- Contributed by
- Dennis_Franklin
- People in story:
- Dennis George Franklin
- Location of story:
- South-East London
- Background to story:
- Army
- Article ID:
- A2155664
- Contributed on:
- 26 December 2003
When the 2nd world war was started I was 13 years of age. I should have stayed on at school until I was 16 year. My school was taken over as a fire station. So my education was finished. There was a school opened up by the authority, but it was just useless more or less a child minding service, all children were mixed, and the standard of education was nothing like the high standards of my previous school. After a few weeks I left, I was always hard working and I did what part time jobs I could get to earn a few shilling. At 14 years I started full time work, at Kennedy’s cooked meats and sausages shop, at Rye Lane, Peckham. Just after beginning work the Blitz started, there were food shortages, and long queues. The shops got together and started a voluntary fire-watching group. There was a dozen or so shops working together, and my brother, Derek, and I volunteered. We were both under aged, but were accepted, Derek was 15 and myself just 14. We got paid five shillings a night plus supper. You slept when you could when things got quiet during the night. There was a full time fire watcher, who stayed awake all night, and woke you up when things happened, we found it an adventure, we would put a bucket of sand over the incendary bombs to put them out. All main roads in those days were wooden tarred blacks and soon caught alight.
We were stationed in Mullers fish shop in Rye Land, Peckham and did one night a week, but my brother and myself, always were on standby to help out if some one could not attend and we would earn an extra five shillings, 25 pence in today’s money.
When I was 15 I left Kennedy’s to train as a typewriter mechanic with my brothers. I joined the Home Guard at 15, Dads Army along with my brother Derek who was 16. We should have been 18 to join but just said we were 18 and we were in. We trained in the Drill Hall in Linden Grove, Nunhead Lane, Peckham, London, people called it Dads Army, and it was also Lads Army as most of the younger soldiers were in the forces. There were many older men who had served in the 1st World War and they were great guys. We did not have much equipment and most of what we had was obsolete. Our prized possession was a Spigot Mortar, which would have been useless in action but we were all keen. I was a crack shot at hand grenade throwing so I was made an EY rifleman. It was a converted Lee Enfield rifle with a steel cup fitted on it to put the grenade in and was bound with copper wire on the stock to strengthen it. You did not fire it from the shoulder but fired it like a mortar. I have never ever seen another one like it but there must have been many more. We were shown sticky bombs and how to use them — you stuck them on the side of enemy tanks and vehicles. We used to do guard duty at Heber Road School, East Dulwich; we had weekend maneuvers some times at the Scout camp at Down in Kent.

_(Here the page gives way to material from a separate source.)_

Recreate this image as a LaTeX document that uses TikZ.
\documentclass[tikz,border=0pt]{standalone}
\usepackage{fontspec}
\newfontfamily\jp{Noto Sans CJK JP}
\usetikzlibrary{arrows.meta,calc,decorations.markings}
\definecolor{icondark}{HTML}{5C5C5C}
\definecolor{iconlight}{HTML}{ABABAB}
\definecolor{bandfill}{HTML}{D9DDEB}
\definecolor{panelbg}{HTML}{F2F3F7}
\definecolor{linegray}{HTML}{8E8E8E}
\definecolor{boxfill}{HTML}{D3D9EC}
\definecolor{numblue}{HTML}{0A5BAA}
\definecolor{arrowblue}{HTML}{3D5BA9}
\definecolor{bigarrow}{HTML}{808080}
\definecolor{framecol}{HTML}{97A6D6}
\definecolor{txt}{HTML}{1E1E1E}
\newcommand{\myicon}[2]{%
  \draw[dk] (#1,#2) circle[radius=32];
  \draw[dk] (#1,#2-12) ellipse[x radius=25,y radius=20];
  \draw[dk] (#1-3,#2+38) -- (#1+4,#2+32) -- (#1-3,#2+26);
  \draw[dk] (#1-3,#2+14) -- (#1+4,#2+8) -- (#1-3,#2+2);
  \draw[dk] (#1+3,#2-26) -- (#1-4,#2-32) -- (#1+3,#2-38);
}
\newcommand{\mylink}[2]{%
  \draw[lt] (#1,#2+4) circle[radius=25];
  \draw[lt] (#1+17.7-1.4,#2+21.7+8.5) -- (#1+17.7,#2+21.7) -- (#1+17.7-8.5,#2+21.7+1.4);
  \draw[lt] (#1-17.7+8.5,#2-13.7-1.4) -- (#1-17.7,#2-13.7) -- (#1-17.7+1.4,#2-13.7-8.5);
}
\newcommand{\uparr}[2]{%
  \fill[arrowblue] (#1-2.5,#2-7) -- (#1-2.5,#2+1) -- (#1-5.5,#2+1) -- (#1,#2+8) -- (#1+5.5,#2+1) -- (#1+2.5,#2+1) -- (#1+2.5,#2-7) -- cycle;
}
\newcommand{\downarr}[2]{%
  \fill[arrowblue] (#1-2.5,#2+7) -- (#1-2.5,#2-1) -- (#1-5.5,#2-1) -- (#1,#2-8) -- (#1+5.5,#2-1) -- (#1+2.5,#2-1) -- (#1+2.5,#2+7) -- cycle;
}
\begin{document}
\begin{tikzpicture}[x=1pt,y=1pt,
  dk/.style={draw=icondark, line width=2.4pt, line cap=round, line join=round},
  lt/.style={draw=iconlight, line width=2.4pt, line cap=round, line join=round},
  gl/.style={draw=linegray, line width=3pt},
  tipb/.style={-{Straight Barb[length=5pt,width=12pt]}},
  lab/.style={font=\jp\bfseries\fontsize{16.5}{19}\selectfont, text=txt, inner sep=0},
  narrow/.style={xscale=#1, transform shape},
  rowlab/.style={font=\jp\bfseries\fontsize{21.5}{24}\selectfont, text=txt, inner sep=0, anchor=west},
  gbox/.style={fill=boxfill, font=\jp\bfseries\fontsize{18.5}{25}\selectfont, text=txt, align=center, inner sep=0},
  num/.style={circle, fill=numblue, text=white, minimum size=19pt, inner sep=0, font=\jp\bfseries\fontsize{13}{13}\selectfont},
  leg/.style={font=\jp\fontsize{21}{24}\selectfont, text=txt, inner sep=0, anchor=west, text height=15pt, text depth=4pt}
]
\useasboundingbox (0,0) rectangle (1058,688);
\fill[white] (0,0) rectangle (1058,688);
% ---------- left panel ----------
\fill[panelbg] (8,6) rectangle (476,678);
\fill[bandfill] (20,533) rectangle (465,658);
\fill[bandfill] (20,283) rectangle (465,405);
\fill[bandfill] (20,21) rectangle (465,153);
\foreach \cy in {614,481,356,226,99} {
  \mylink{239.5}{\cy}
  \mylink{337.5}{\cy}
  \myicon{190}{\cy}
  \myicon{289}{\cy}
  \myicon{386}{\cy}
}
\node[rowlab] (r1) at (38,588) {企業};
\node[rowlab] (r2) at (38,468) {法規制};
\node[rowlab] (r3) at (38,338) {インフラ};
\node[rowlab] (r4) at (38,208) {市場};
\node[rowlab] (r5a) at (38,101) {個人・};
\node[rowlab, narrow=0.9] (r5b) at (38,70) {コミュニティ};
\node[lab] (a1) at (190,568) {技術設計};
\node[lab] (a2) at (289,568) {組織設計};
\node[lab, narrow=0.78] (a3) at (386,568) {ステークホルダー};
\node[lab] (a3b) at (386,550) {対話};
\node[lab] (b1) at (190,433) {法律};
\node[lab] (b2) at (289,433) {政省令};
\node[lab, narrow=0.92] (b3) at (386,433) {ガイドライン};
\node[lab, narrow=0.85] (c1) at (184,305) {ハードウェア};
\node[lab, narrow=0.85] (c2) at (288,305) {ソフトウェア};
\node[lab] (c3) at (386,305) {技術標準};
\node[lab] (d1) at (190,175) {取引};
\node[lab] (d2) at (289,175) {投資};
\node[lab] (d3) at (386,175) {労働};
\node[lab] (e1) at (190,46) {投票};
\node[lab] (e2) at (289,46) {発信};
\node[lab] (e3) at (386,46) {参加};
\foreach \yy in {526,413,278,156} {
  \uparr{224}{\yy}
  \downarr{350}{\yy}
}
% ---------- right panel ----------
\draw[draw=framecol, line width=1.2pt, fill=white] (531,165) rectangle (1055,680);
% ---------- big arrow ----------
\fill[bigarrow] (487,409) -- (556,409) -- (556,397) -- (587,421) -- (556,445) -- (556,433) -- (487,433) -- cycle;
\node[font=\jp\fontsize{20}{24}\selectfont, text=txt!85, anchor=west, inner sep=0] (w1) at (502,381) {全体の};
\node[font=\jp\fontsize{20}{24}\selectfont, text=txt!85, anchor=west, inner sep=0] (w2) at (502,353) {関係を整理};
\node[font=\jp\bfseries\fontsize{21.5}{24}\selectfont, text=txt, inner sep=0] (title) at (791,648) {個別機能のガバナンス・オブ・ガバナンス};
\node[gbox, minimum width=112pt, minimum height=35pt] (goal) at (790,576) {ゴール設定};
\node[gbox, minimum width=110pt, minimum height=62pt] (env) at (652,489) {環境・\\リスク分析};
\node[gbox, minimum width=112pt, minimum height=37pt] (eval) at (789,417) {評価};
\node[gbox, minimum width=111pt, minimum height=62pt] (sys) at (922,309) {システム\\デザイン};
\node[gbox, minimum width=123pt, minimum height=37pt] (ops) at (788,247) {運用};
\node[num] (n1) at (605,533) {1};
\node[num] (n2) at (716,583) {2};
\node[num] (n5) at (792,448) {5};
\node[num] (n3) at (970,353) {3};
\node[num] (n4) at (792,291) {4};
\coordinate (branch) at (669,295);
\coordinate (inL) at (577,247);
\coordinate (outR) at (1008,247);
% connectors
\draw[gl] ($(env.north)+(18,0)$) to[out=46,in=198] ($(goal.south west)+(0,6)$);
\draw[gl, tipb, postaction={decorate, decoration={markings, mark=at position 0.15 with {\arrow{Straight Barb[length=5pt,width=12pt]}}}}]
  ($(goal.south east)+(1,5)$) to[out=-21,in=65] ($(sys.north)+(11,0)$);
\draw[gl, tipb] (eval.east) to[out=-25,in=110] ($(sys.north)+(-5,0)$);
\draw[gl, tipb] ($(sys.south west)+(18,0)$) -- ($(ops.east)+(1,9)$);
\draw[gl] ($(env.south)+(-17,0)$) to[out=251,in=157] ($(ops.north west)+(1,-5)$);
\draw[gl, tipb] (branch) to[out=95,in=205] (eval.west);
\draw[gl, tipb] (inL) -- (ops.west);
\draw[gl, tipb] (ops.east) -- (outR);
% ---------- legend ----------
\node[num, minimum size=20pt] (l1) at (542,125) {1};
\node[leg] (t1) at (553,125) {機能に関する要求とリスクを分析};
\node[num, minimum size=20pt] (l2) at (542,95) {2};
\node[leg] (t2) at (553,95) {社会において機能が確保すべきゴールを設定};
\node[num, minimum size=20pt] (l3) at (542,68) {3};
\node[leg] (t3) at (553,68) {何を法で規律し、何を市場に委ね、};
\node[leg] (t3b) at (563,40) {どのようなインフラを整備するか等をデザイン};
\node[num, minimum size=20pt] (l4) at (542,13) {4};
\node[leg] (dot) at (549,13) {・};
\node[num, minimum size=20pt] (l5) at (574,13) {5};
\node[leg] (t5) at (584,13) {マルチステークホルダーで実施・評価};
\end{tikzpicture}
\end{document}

With all this we carried on normal lives, carried out work and enjoyed life as teenagers do. My brother, Derek, was put into a rocket gun anti aircraft unit; he spent one night a week on duty. In my sixteenth year I left the Home Guard and worked as a steel erector, or iron fighter, for a couple of months I worked the ground then I went aloft as I had a good head for heights. For this I was paid a mans wage working for Bolton and Paul of Norwich in their steel erection gang. I worked at Miles Master Aerodrome putting up steel hangers and assembly lines. Miles Master built a modern two seater training aircraft and Tommy Roes was a test pilot there; he was a 1st World War pilot. He once gave me a flight — I was live ballast — up to test the new aircraft for its weight load.
Just before my 18th birthday, I was balloted as a Bevin Boy so I went off to the coalmines. I did my training at Hordon and Easington Colliery I then went on to training at Pelton Fell pit in County Durham. It was an old pit almost derelict, full of Victorian pit gear, a time warp in mining. I worked with an old minor named Armstrong; he was a lovely man and showed me every job in the pit, which I found interesting. I had a pony named Joker, I found the miners a wonderful work force but the Bevin Boy scheme was a flop, the brainchild of Ernest Bevin, Minister of Labour. The hostel we were billeted to was run like a borstal institute as the manager of the hostel was a warden from a reform school. We paid £1.50 a week to the hostel for our keep which left us just a few shillings pocket money. We formed up a Bevin Boys association the regular miners would have none of it and said it was a break away union and threatened to strike so the Bevin Boys association was out lawed and its leader was sent to prison for a month. At the end of the war the Bevin Boys scheme was in a shambles. Some stayed behind in the pits, I was put into the Army.
I felt I had a lovely teenage life, but looking back we had to grow up fast. I could fill page after page with detail but have kept this brief.
This was my war, looking back I feel I was like a cat with 9 lives.